When I was in college, my sister and I decided to enroll in a week-long retreat at a center near to the college we were attending. They had wonderful offerings, the surroundings were quite beautiful, and it was exciting to spend the time together. There were several workshops to choose from; she chose a rustic furniture making course, and I, a meditation course. We opted for a tent stay, rather than the cabins, surrounded by the nature of the Adirondack mountains.
In the first meditation class, we all gathered. I knew no one. Thinking back, I am proud of my ability to jump into something like that, without fear or hesitation. We were paired off with a partner, instructed to sit cross-legged, facing each other, knee to knee. The instructions were to look at each other for the next few minutes... 10? 15? 30? in silence. To simply sit, in silence, looking into a complete stranger's eyes.
It was intense.
There were no words.
Yet so much communication.
We sat there, connecting in a way that was so foreign to me. There were no conversation starters, no awkward silences, no doubting of self.
There was openness, compassion, and connection.

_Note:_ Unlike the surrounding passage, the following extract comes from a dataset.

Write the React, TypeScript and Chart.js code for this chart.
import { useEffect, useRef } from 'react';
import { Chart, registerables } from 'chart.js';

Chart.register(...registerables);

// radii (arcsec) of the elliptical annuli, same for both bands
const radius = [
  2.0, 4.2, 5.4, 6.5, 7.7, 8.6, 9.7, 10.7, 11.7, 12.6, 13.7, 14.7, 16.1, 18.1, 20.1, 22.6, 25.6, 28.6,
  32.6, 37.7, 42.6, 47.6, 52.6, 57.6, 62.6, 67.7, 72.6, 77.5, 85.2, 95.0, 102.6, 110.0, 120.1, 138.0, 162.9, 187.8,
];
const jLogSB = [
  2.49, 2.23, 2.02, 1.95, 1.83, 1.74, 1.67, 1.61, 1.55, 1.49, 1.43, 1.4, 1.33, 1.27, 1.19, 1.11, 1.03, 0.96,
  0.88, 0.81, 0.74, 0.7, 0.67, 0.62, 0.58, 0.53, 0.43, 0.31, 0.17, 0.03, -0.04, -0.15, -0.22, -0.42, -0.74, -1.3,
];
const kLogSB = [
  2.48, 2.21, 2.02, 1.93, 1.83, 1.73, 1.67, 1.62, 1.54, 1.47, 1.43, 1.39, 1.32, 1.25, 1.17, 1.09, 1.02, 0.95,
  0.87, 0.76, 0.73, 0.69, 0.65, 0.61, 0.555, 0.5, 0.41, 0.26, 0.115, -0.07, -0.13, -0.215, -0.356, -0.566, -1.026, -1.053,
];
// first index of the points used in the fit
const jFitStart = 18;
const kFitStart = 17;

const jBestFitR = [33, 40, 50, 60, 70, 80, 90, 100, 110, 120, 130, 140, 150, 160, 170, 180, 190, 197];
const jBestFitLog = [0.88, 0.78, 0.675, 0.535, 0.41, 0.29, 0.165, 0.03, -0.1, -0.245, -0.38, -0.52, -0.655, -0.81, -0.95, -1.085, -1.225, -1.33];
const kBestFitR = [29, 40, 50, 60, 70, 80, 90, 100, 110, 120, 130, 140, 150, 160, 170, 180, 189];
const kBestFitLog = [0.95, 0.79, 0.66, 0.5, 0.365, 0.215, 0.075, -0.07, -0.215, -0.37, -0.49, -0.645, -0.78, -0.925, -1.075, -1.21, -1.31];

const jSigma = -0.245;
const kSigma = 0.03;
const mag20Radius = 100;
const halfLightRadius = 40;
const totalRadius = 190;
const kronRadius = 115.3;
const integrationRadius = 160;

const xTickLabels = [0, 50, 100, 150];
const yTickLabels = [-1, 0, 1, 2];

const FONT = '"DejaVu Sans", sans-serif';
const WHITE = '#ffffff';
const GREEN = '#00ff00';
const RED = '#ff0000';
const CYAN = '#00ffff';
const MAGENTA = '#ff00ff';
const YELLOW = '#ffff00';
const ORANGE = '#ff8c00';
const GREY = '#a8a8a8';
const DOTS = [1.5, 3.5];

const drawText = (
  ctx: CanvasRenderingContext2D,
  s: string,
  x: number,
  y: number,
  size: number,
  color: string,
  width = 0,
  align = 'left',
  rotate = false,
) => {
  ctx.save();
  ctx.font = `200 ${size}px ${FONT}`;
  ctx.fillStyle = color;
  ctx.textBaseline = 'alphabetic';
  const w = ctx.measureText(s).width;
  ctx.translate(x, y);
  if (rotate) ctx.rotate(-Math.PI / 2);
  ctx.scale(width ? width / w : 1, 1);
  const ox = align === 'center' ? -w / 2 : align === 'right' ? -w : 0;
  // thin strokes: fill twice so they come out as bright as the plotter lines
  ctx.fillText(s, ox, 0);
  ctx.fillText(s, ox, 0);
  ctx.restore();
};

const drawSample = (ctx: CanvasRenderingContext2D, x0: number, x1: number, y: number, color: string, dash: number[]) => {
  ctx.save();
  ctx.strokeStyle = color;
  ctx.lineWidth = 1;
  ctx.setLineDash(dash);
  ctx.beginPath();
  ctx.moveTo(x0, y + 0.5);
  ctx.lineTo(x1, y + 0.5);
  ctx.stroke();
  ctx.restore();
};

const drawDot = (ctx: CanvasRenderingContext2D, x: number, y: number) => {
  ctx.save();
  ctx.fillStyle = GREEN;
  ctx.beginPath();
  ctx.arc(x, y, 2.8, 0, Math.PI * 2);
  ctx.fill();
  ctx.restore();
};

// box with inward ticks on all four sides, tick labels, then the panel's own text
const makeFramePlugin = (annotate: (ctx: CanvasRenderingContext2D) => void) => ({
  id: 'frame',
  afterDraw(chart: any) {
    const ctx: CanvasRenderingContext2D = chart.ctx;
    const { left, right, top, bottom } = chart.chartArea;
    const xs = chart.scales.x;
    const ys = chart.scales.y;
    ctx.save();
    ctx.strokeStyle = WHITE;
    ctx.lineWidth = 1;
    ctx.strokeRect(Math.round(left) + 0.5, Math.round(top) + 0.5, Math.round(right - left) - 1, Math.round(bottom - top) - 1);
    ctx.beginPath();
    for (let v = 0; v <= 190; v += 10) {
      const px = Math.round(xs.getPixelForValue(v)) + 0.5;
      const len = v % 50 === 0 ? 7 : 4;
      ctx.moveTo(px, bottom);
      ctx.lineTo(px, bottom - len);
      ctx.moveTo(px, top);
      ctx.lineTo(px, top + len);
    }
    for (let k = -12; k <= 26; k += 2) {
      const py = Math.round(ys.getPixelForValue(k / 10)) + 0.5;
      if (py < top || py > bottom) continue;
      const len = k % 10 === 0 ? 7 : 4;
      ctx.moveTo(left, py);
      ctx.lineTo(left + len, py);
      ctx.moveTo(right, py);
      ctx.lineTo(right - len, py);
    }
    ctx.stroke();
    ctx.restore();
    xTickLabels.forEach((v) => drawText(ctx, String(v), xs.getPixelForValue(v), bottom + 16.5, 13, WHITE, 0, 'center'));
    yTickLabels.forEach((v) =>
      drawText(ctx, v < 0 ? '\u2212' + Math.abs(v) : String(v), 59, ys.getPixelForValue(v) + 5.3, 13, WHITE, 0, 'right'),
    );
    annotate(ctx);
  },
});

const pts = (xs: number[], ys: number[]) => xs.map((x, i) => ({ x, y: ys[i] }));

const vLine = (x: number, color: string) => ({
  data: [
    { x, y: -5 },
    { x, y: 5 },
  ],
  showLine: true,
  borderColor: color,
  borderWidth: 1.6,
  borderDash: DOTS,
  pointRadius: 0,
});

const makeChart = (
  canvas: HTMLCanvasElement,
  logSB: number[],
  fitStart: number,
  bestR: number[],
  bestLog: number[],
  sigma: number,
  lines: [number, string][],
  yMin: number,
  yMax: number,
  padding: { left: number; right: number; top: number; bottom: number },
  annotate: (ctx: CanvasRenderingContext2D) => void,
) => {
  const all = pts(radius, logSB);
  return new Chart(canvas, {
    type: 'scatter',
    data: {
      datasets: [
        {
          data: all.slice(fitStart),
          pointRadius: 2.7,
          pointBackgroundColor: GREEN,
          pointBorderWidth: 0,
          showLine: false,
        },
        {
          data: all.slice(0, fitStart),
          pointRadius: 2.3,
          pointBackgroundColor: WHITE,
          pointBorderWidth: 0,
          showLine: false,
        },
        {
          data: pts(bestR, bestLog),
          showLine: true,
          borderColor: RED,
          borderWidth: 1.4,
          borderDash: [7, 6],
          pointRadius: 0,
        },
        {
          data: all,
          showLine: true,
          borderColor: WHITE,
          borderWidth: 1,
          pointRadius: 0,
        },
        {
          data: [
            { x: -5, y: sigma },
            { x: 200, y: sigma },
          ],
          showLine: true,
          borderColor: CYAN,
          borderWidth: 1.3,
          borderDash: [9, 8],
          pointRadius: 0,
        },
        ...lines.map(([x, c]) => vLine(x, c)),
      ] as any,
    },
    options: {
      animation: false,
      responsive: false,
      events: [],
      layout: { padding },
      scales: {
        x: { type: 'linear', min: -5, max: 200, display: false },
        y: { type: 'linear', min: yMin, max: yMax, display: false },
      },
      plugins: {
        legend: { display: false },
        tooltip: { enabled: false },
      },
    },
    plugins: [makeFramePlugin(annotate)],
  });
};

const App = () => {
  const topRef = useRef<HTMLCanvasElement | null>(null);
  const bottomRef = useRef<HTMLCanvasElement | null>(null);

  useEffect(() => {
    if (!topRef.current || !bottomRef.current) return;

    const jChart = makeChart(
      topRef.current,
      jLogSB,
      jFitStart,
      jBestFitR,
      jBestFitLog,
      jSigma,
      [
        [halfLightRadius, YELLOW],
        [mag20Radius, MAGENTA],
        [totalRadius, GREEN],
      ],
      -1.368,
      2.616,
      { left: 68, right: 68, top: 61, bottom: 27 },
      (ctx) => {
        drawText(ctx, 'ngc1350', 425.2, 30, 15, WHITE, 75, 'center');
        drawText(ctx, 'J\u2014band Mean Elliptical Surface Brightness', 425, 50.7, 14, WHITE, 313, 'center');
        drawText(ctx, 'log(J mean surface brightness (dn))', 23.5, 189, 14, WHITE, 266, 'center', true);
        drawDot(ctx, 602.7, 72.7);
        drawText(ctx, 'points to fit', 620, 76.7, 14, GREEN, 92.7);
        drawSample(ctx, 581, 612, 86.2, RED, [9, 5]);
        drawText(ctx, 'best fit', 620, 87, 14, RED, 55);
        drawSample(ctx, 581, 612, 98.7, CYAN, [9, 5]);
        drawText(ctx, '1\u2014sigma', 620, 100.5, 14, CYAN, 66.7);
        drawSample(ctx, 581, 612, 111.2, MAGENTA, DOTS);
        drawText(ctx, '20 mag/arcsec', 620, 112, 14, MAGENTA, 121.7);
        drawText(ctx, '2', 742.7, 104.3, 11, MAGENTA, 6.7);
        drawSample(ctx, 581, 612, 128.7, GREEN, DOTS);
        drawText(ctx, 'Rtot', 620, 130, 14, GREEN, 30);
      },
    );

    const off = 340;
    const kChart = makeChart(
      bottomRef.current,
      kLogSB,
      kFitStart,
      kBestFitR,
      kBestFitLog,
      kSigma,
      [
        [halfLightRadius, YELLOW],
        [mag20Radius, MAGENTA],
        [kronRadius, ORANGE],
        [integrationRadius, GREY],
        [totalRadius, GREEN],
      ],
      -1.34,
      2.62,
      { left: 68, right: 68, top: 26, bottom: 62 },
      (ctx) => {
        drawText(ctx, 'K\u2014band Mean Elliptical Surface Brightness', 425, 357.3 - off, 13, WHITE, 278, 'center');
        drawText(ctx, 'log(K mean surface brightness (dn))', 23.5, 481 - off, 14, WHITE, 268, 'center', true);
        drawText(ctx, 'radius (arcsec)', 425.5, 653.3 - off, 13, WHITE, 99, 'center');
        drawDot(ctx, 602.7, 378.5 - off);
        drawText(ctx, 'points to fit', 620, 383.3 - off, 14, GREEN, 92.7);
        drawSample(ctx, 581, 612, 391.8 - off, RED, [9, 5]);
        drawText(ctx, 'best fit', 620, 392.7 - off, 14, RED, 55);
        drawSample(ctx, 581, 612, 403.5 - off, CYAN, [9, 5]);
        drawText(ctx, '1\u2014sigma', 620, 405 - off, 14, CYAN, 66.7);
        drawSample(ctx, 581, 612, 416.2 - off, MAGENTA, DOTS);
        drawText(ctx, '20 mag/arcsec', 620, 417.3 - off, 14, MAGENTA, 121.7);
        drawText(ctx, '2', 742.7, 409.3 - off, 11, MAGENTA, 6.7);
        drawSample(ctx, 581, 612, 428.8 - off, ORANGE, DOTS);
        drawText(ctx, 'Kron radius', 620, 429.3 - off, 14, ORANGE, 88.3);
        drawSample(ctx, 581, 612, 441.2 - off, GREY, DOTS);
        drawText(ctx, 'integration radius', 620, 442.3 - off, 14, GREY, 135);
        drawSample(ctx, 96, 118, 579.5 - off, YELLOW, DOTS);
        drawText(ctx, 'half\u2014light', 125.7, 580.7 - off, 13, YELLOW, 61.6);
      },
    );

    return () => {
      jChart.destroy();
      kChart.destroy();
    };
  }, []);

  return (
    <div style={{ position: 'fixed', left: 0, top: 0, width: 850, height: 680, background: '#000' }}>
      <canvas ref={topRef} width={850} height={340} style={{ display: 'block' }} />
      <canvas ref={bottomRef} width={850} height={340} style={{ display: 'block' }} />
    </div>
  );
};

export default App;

I don't recall the exact amount of time the exercise lasted, but it didn't feel long. When it came to a close, I remember my partner looking at me, taking my hand, and saying "Thank you," in such a truly honest way. I was already in tears by then, and we hugged.
There were so many emotions throughout the room. There was laughter, words of gratitude, and like in my case, many tears.

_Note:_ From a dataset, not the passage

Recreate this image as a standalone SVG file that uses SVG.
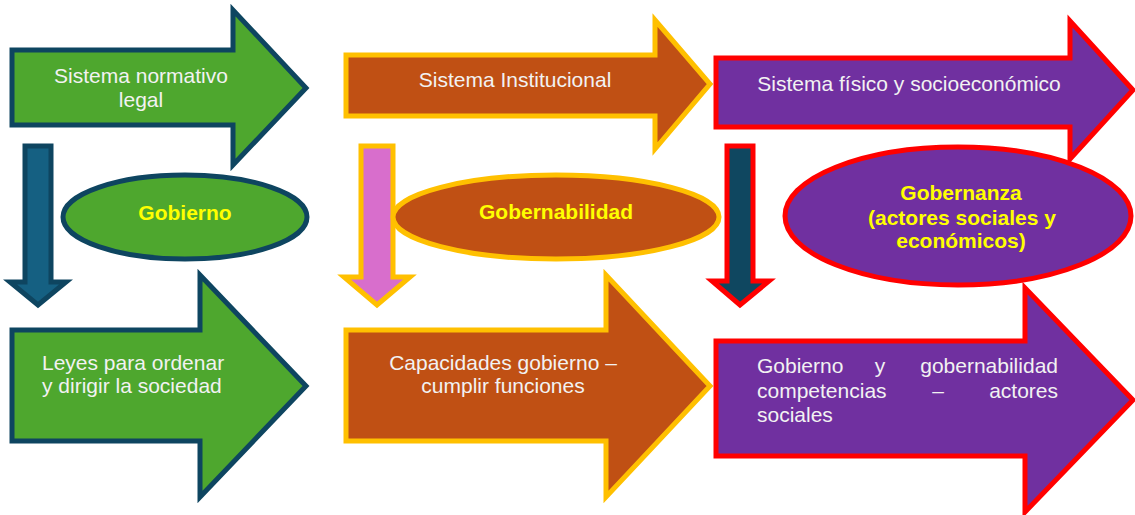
<svg xmlns="http://www.w3.org/2000/svg" width="1135" height="515" viewBox="0 0 1135 515">
<style>
.g{fill:#4EA72E;stroke:#0E4560;stroke-width:5;stroke-linejoin:miter}
.o{fill:#C05014;stroke:#FFC000;stroke-width:5;stroke-linejoin:miter}
.p{fill:#7030A0;stroke:#FF0000;stroke-width:5;stroke-linejoin:miter}
.d1{fill:#156082;stroke:#0E4560;stroke-width:5}
.d2{fill:#D86ECC;stroke:#FFC000;stroke-width:5}
.d3{fill:#0F4760;stroke:#FF0000;stroke-width:5}
.t{font-family:"Liberation Sans",Arial,sans-serif;font-size:21px;fill:#F2F2F2}
.b{font-family:"Liberation Sans",Arial,sans-serif;font-size:21px;font-weight:bold;fill:#FFFF00;text-anchor:middle}
.c{text-anchor:middle}
</style>
<g id="connectors">
<path class="d1" d="M25,146 H51 V282 H66 L38,305 L10,282 H25 Z"/>
<path class="d2" d="M361,146 H393 V277 H410 L377,305 L344,277 H361 Z"/>
<path class="d3" d="M727,146 H753 V281 H769 L740,305 L712,281 H727 Z"/>
</g>
<g id="gobierno">
<ellipse class="g" cx="185" cy="217" rx="122" ry="42"/>
<text class="b" x="185" y="220">Gobierno</text>
</g>
<g id="gobernabilidad">
<ellipse class="o" cx="556" cy="217" rx="163" ry="42"/>
<text class="b" x="556" y="219">Gobernabilidad</text>
</g>
<g id="gobernanza">
<ellipse class="p" cx="958" cy="216" rx="173" ry="69"/>
<text class="b" x="961" y="200">Gobernanza</text>
<text class="b" x="962" y="225">(actores sociales y</text>
<text class="b" x="961" y="248">económicos)</text>
</g>
<g id="sistema-normativo">
<path class="g" d="M12,50 H233 V10 L306,88 L233,165 V125 H12 Z"/>
<text class="t c" x="141" y="83">Sistema normativo</text>
<text class="t c" x="141" y="107">legal</text>
</g>
<g id="sistema-institucional">
<path class="o" d="M346,55 H655 V20 L710,84 L655,149 V116 H346 Z"/>
<text class="t c" x="515" y="87">Sistema Institucional</text>
</g>
<g id="sistema-fisico">
<path class="p" d="M716,58 H1070 V21 L1133,90 L1070,159 V127 H716 Z"/>
<text class="t c" x="909" y="91">Sistema físico y socioeconómico</text>
</g>
<g id="leyes">
<path class="g" d="M12,330 H200 V275 L306,386 L200,497 V441 H12 Z"/>
<text class="t" x="42" y="370">Leyes para ordenar</text>
<text class="t" x="42" y="393">y dirigir la sociedad</text>
</g>
<g id="capacidades">
<path class="o" d="M346,330 H606 V275 L710,386 L606,497 V441 H346 Z"/>
<text class="t c" x="503" y="370">Capacidades gobierno –</text>
<text class="t c" x="503" y="393">cumplir funciones</text>
</g>
<g id="competencias">
<path class="p" d="M716,341 H1025 V288 L1133,400 L1025,512 V456 H716 Z"/>
<text class="t" x="757" y="373">Gobierno</text>
<text class="t c" x="880" y="373">y</text>
<text class="t" x="1058" y="373" style="text-anchor:end">gobernabilidad</text>
<text class="t" x="757" y="398">competencias</text>
<text class="t c" x="938" y="398">–</text>
<text class="t" x="1058" y="398" style="text-anchor:end">actores</text>
<text class="t" x="757" y="422">sociales</text>
</g>
</svg>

It makes me wonder what gets lost in our words. What gets muddled and confused in them. How the purest parts of us get blocked by all the words we use to define ourselves and categorize each other. What connection gets missed when the space is filled with conversation, and we miss the opportunity to be quiet with each other. Still. And really connect.
My sister and I had to leave the retreat unexpectedly, as there was severe weather (and we were staying in a tent), as well as a family emergency. When we were able to return a few days later, and before we departed for good, my partner had found me, and expressed his worry about us being gone. He gave me small book by Paramahansa Yogananda, and inside, left an inscription:
"Here, at the beginning...
Your feet before a path.
Ponder carefully where your next step lands."
I've kept that book for over 20 years now. I haven't looked at it in a long time, and in fact forgot the words of the inscription until I opened up it to write this.
I don't like to bring attention to my birthday, but it seems interesting that I re-discovered this on the eve of mine. I feel grateful for the reminder, and of the story it brings to mind. I am excited to welcome some quiet, discover connections, and am curious to see where that next step might land.